In the mid-1920s, not all young Indochinese had yet chosen a side, but generally their political consciousness was forged in high school, the great site of anti-colonial protest in the years 1925–1928, and at university. If radical theories were opposed to moderate ones, especially in student associations in France, this debate was not the only one that mobilized these young people. For example, at the Indochinese students’ congress in Aix-en-Provence in 1927, the students attending did not formulate any project aimed at obtaining French citizenship; given the conclusions of the meeting, it is obvious that their goal was above all to improve their lives in France. For example, they wanted to create more sports associations to be as skilled as the European, American or Japanese students who liked to play basket-ball, volley-ball or rugby (L’Écho annamite 1927). As for some Japanese students, these Indochinese students discovered these physical activities abroad and used to practice them when they come back home. Therefore, in Indochina like in Japan, some young elite members taught that the role of sport in education was very important.
This approach aiming at obtaining another nationality was considered as a betrayal by other young Vietnamese people; those who expressed the most virulent opposition to this phenomenon were high school or university students in France.

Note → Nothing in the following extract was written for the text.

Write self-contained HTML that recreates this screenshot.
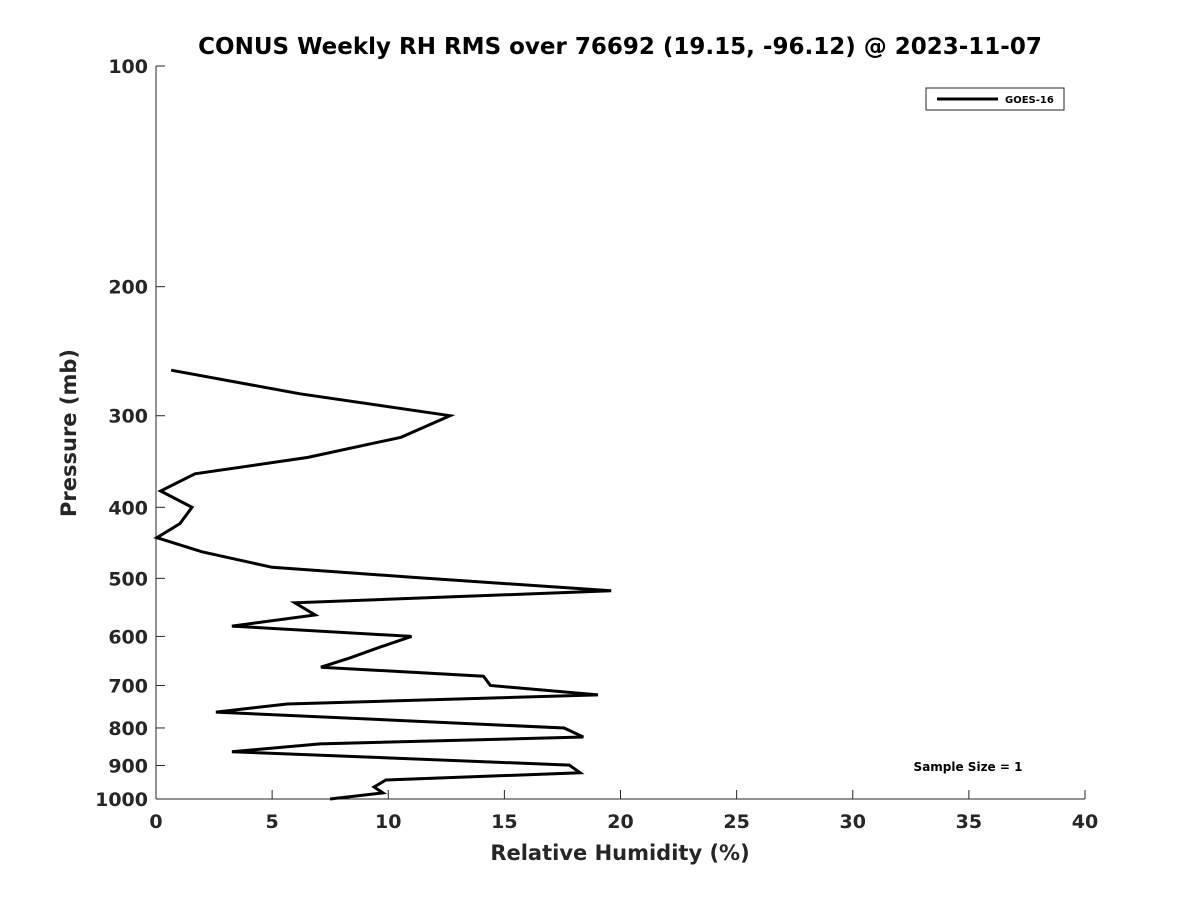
<!DOCTYPE html>
<html><head><meta charset="utf-8"><style>
body{margin:0;background:#fff}
svg text{font-family:"DejaVu Sans","Liberation Sans",sans-serif;font-weight:bold;fill:#262626}
</style></head><body>
<svg id="chart" width="1200" height="900" xmlns="http://www.w3.org/2000/svg">
<rect width="1200" height="900" fill="#fff"/>
<text x="620" y="54" text-anchor="middle" font-size="23" style="fill:#000">CONUS Weekly RH RMS over 76692 (19.15, -96.12) @ 2023-11-07</text>
<g id="axes"></g>
<g id="series"></g>
<text x="620" y="860" text-anchor="middle" font-size="21">Relative Humidity (%)</text>
<text transform="translate(76,433) rotate(-90)" text-anchor="middle" font-size="21">Pressure (mb)</text>
<g>
<rect x="926" y="88" width="138" height="22" fill="#fff" stroke="#262626" stroke-width="1"/>
<line x1="937" y1="99" x2="998" y2="99" stroke="#000" stroke-width="3"/>
<text x="1005" y="103" font-size="10" style="fill:#000">GOES-16</text>
</g>
<text x="968" y="771" text-anchor="middle" font-size="12" style="fill:#000">Sample Size = 1</text>
</svg>
<script>
const xTicks=[0,5,10,15,20,25,30,35,40];
const yTicks=[100,200,300,400,500,600,700,800,900,1000];
const rhValues=[0.65,6.2,12.66,10.55,6.54,1.68,0.2,1.55,1.03,0.04,1.98,5.0,10.94,19.6,5.98,6.85,3.27,11.0,9.56,8.35,7.1,14.1,14.4,19.03,5.64,2.58,17.57,18.4,7.06,3.27,17.8,18.26,9.9,9.39,9.77,7.49];
const pressures=[260,280,300,321,342,360,380,400,421,440,460,483,498,520,540,561,581,600,622,642,661,680,700,721,742,761,800,823,841,862,899,921,942,963,981,1000];
const X0=156,X1=1085,Y0=66,Y1=799;
const xs=v=>X0+(v-0)/(40-0)*(X1-X0);
const ys=p=>Y0+Math.log10(p/100)*(Y1-Y0);
const NS="http://www.w3.org/2000/svg";
const axes=document.getElementById('axes');
function mk(tag,attrs,parent){const e=document.createElementNS(NS,tag);for(const k in attrs)e.setAttribute(k,attrs[k]);parent.appendChild(e);return e;}
const xa=mk('line',{x1:X0,y1:Y1,x2:X1,y2:Y1,stroke:'#262626','stroke-width':1},axes);


const ya=mk('line',{x1:X0,y1:Y0,x2:X0,y2:Y1,stroke:'#262626','stroke-width':1},axes);


xTicks.forEach(t=>{
  const x=xs(t);
  const l=mk('line',{x1:x,y1:Y1,x2:x,y2:Y1-9,stroke:'#262626'},axes);
  
  
  const tx=mk('text',{x:x,y:Y1+29,'text-anchor':'middle','font-size':19},axes);
  tx.textContent=t;
  
  
});
yTicks.forEach(t=>{
  const y=ys(t);
  const l=mk('line',{x1:X0,y1:y,x2:X0+9,y2:y,stroke:'#262626'},axes);
  
  
  const tx=mk('text',{x:X0-8,y:y+7,'text-anchor':'end','font-size':19},axes);
  tx.textContent=t;
  
  
});
const pts=rhValues.map((v,i)=>xs(v).toFixed(1)+','+ys(pressures[i]).toFixed(1)).join(' ');
const pl=mk('polyline',{points:pts,fill:'none',stroke:'#000','stroke-width':3,'stroke-linejoin':'miter'},document.getElementById('series'));


</script>
</body></html>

From 1925, a fraction of Vietnamese youth became radicalized and openly opposed France and its local representatives, the sovereign raised in the Paris region and the moderate pro-French bourgeoisie. In doing so, these young nationalists denounced the behavior of the Vietnamese who, according to them, changed their nationality for opportunistic reasons. These critiques were voiced out during meetings of the Indochinese student unions in metropolitan France at the end of the 1920s. The French police monitored the actions of five students “sons of rich Indochinese (...) who deeply hated France and wanted to bring about the liberation of their country” (Slotfom III 1927). In Meurthe-et-Moselle, a Vietnamese student publicly expressed his anti-colonial orientation: “We are under the yoke of the French in Indochina, but we are as civilized as they are, as intelligent and mature enough to rule ourselves.” The French police then kept a watchful eye over all Indochinese students, even those who were naturalized, demonstrating that becoming French was no guarantee of loyalty to their new homeland, according to the Ministry of the Interior in 1930.

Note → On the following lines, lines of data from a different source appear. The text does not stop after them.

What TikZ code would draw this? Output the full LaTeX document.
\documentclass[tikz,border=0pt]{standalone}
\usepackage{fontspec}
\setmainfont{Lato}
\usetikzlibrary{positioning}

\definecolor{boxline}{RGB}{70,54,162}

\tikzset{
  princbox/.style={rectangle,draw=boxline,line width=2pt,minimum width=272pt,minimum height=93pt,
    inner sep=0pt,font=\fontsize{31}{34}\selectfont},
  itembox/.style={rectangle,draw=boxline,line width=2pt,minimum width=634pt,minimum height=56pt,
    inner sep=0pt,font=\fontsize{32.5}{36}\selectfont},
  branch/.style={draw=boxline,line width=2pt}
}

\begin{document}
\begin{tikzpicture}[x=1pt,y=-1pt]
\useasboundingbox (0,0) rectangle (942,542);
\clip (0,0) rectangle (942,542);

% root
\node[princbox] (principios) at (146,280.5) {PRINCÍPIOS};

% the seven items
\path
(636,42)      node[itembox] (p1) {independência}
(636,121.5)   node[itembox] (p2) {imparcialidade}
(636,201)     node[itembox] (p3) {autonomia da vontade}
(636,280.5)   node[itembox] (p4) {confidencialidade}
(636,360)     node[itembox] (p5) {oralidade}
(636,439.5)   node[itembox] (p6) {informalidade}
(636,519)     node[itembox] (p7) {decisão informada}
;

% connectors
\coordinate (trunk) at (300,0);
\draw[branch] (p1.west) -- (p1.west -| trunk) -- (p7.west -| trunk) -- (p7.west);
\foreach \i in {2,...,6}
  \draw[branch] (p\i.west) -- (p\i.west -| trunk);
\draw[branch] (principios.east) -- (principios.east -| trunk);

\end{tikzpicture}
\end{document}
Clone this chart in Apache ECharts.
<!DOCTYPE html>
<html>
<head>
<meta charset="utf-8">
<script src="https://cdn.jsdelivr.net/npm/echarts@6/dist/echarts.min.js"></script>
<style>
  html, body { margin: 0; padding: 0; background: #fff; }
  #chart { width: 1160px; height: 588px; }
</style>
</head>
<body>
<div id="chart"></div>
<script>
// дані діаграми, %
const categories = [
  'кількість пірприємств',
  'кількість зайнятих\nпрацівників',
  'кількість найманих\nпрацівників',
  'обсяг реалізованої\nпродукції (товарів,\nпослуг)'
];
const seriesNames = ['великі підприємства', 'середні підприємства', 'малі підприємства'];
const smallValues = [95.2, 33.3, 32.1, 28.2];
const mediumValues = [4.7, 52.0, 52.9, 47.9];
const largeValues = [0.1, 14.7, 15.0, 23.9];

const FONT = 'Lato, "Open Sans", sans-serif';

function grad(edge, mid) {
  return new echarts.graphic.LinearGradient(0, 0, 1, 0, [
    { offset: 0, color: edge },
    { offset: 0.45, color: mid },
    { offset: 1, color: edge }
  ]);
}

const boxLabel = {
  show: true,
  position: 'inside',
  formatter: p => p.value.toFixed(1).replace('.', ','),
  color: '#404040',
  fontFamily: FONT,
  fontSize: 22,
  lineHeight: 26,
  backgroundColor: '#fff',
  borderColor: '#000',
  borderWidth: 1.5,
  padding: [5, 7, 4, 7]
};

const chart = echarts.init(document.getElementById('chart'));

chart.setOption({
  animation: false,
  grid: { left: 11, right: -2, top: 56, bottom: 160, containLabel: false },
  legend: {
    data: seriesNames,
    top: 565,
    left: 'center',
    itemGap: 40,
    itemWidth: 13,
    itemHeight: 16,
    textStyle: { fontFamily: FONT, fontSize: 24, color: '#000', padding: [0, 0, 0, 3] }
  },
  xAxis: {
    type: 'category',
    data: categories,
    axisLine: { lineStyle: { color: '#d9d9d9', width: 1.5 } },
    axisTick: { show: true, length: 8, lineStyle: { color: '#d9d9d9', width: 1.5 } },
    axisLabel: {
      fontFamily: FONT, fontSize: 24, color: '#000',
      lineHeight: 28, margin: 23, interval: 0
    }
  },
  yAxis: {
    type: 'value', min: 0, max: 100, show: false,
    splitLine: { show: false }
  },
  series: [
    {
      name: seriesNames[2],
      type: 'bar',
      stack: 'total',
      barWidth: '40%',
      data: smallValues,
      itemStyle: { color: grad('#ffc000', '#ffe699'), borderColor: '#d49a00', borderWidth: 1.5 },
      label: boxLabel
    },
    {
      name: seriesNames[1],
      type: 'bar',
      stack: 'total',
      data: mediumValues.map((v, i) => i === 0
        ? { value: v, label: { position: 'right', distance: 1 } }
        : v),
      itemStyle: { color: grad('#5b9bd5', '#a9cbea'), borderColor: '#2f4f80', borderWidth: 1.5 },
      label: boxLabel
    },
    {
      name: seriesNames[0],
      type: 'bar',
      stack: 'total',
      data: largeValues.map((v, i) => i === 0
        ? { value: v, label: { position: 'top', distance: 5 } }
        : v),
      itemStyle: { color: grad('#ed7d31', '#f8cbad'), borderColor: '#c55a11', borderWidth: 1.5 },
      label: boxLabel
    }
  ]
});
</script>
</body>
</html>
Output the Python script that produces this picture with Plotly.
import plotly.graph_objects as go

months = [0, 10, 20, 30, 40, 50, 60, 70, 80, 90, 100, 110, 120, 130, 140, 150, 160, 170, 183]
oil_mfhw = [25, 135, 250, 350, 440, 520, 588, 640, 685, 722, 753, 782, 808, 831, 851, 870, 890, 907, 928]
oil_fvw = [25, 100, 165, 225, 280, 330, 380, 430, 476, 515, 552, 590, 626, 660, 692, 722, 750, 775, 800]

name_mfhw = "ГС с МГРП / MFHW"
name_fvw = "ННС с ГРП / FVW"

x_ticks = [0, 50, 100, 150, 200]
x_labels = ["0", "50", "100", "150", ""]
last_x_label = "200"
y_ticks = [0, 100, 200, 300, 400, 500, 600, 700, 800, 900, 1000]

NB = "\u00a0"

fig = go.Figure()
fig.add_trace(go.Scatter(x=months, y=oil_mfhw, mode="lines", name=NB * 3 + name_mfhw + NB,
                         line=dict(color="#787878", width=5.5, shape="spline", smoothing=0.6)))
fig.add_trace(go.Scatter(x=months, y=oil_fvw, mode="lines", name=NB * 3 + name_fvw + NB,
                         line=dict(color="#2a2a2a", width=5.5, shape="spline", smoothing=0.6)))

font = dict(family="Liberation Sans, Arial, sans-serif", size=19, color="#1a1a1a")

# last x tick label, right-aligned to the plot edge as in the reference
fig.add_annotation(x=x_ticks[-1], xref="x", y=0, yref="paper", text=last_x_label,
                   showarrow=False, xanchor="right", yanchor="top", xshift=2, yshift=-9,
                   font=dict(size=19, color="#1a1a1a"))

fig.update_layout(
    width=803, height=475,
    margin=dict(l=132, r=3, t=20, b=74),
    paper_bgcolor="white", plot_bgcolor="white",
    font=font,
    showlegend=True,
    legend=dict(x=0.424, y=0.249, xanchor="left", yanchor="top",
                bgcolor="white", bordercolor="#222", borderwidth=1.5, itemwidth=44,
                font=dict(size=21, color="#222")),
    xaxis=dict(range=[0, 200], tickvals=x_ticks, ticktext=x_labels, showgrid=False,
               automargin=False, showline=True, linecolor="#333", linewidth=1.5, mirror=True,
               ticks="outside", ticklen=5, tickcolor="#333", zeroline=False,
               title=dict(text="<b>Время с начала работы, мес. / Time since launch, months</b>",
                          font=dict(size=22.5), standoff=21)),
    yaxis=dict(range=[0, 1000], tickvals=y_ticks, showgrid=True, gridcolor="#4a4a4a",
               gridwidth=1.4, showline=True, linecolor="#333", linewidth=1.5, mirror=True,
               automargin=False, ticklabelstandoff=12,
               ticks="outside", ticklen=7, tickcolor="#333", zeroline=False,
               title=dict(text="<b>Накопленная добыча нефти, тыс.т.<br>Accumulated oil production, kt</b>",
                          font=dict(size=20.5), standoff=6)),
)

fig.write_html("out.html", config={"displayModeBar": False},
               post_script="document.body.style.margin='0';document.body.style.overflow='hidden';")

Other Vietnamese students fought against the harmful influence that their naturalized peers would have on them. They were members of the Party for Immediate Independence, led by Nguyen The Truyen. In Toulouse this party recruited followers such as Tran Cong Vy (born 28 February 1908 in Thudaumot, a high school student):
“In order to fight against naturalization procedures as well as against the entry of Indochinese into public administrations in Indochina, a group of students led by Tran Cong Vy, director of the Home for the Association of Indochinese students, has decided to form a league against functionalism and naturalization. Its objective is also to prevent the naturalization of the Annamites and thus it derides those who betrayed their homeland by applying for French citizenship”.
In 1925, the newspaper L’Echo annamite denounced the slowness of naturalizations, one or two per year according to them; although very few applicants were successful, “French naturalization is one of the questions that most interest the Annamite circles of Cochinchina” wrote this moderate nationalist press organ (L’Écho annamite 1925).

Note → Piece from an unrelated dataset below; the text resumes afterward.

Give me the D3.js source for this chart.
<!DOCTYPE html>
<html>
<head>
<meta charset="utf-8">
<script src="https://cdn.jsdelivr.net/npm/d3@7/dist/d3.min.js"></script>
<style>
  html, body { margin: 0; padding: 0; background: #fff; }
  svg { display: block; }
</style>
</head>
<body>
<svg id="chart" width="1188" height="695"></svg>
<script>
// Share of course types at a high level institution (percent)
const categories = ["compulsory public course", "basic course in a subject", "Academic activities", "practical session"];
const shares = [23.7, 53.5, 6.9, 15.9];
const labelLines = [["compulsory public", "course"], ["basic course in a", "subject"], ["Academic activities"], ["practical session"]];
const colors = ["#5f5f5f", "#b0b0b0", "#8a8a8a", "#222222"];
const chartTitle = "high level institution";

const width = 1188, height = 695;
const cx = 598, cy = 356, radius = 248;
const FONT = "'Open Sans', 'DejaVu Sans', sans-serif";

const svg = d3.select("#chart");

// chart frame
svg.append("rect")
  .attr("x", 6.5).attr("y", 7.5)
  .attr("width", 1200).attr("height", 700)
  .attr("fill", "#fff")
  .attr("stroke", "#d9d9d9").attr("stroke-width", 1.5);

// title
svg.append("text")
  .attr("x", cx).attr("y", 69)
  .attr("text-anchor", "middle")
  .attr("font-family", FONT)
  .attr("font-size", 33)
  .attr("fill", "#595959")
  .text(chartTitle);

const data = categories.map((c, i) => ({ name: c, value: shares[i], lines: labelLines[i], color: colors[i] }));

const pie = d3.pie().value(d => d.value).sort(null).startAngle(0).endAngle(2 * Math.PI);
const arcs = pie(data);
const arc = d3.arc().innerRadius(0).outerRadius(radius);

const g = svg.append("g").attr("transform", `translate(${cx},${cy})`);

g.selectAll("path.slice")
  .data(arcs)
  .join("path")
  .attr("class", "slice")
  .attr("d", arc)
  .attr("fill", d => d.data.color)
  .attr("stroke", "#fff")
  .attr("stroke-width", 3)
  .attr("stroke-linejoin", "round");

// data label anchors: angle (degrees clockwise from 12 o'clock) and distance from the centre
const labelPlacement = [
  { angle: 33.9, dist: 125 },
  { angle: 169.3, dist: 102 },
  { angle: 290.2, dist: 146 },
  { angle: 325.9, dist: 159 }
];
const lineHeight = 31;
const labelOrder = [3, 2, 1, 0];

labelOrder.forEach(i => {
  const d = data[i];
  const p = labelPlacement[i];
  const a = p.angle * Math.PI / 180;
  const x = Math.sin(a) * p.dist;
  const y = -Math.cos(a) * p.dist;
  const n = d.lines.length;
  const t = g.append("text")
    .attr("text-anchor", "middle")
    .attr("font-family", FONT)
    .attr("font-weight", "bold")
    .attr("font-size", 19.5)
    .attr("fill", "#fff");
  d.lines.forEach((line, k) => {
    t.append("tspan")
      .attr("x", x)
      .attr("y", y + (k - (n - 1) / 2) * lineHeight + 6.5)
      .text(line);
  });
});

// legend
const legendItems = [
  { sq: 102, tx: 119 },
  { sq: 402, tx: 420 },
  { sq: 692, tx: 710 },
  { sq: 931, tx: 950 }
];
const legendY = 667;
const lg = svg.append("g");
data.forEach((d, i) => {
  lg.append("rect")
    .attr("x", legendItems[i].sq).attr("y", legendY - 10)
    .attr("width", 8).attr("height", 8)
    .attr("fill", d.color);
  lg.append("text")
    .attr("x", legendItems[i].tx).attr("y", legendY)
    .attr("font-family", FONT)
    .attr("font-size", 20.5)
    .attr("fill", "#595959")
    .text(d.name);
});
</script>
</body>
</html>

Three years later in metropolitan France, we observe that it is not the number of Vietnamese who have become French that frightened these students from Toulouse, three hundred in 65 years of French occupation according to the Annamite Echo, but rather the influence that certain personalities could have on the rest of the population: being naturalized, they pledged allegiance to the French flag and sent a clear message to their countrymen, that of loyalty to France. However, these students from Toulouse took the opposite approach by resisting the occupying power; they then targeted the models that might thwart their project of national emancipation. Moreover, some young people in Indochina used their football club and the football matches to develop nationalist propaganda from 1928 to 1939 (
Fossard 2020).
This fraction of Vietnamese student youth embodied a potential threat to France, something the journalist Vân Thê Hôi had already prophesied in 1921:
“At the moment, in the midst of the Annamese people, an élite is being formed which will become numerous enough in ten years or so to lead the masses in its wake. This elite will be a powerful aid to French domination or a grave danger, depending on whether France will have had the supreme ability to incorporate it intimately or committed the irreparable blunder of making it hostile or indifferent by deliberately removing it from its orbit.”
Having deliberately decided to reduce the number of new citizens to its simplest expression, France was not able to attract the sympathies of these students, who were nevertheless eager to invest in the transformation of their nation. Without a possible access to the metropolis, the young Nguyen Ai Quoc, for example, was refused entry to the Colonial School in Paris, and their plans moved to other horizons, Moscow and nationalist China for example.
5. Conclusions
The vast majority of the Indochinese population never had access to French citizenship and retained their status as subjects of the Republic. Those who were granted the privilege played the role of guarantors of the republican ideology of assimilation (
Saada 2003); this possibility of inclusion through citizenship was so restricted that it never yielded the desired effects expected by the colonial power, namely to attract the élites and bring them closer to France. Yet, we must note that this possibility was much debated and created a rupture that could not heal in these dominated societies in search of identity and new social projects.
The first contribution of this article is to offer readers an analysis of the role of sports in the emergence of a political consciousness for some young Vietnamese. The second is to quantify the number of students who had access to French citizenship, while showing the limits of our demonstration knowing that the administration did not produce any list of recipients between 1925 and 1945. Finally, the third contribution was to demonstrate that if being involved in sports caused very little debate in Indochina, becoming a French citizen was quite different, as it was a very divisive issue in the years 1925–1939.
The candidates to this change in nationality resorted to political, economic and social arguments to justify their request. Proving one was Francophone could also be achieved via athletic activities, the practice of which being the common point between all the personalities studied in this article.
This article is a mere progress report offering some food for thought: it needs to be completed by further investigation in the Pierrefitte-sur-Seine national archives. We hope to find there the application files of the Vietnamese with the statement of their motivations, which will allow us to validate our first conclusions and/or to bring out new avenues of investigation.